先日、伯母と古本の話になった。

「お父さんがいて、お金のある家の子は、かわいい本を、買ってもらえたけど、私らは、そうじゃなかったけぇねぇ。今ごろ、時々、古本屋さんで、娘時代に、友達から見せてもらったような本を見つけて、買うことがあるんよ。」
「結婚するまえに、主人が、村上浪六の一足飛、これは読んだほうがええ、と、浪という字を、なみと読むのか、ろうと読むのか、とにかくこういう字だ、と手で書いたので、よう覚えとるんよ。ただ、その本は友達に貸したっきり返ってこないとかで、結局、私は読めずじまい。昭和二十年ごろの本じゃ思うんじゃけど、古本屋さんに行くたびに、入ってますかと、きいてみるんじゃけどね、気長に探すつもり。」
 
伯母の「お父さん」は、僕の祖父であるが、戦争にいって死んだのである。
僕の父は、自分の父親の顔すら知らぬ。
僕なども、本当に、近所でいわゆる「おじいさん」をあまり見たことがなったのである。
伯母の「主人」は数年前に亡くなった。
「洋司、愛しとるぞ」の声が今も耳に残ると、前も書いたあの、楽しい伯父である。

村上浪六の「一足飛」。
古本調べなら、最近、ふらふらになるまでやったところである。だいぶ慣れた。
インターネットとはすごいものである。熊本の古本屋に眠っているそれを、見つけて、注文することができた。
楽しい伯父が、若い時にどんなものを読んで心動かしていたのか、非常に興味があるところであるが、まずは、本が到着したらすぐに、伯母に届けようと思っている。

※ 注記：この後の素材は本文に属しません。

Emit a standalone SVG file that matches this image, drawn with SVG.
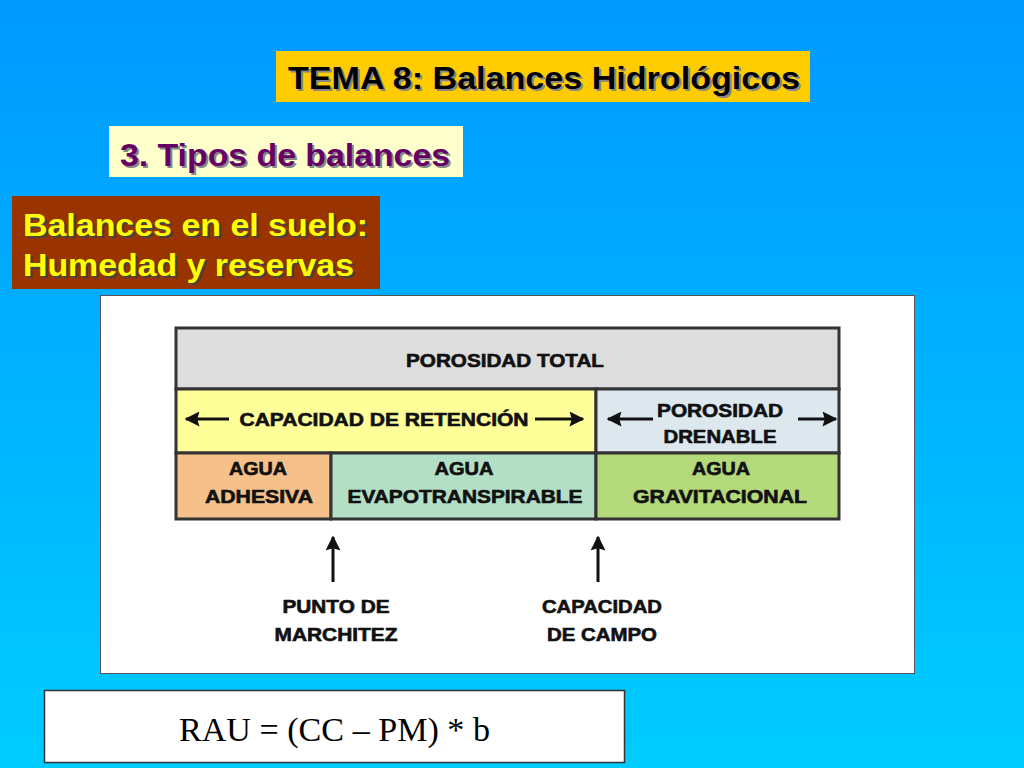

松本隆さんのホームページ用の原稿、尾道のことを書こうと思って、帰ってきてから、取り組んでいたが、どうも時差ぼけみたいな感じで、ふらふらで、筆が重く、なんだか妙なお猿が、木の枝の皮をむいでいるような映像ばかりが目に浮かび、なかなかすすまなかったのを、やっと書き上げた。
16日(月)から、松本隆さんのホームページ内、コラム駅伝のコーナーに載せていただくのである。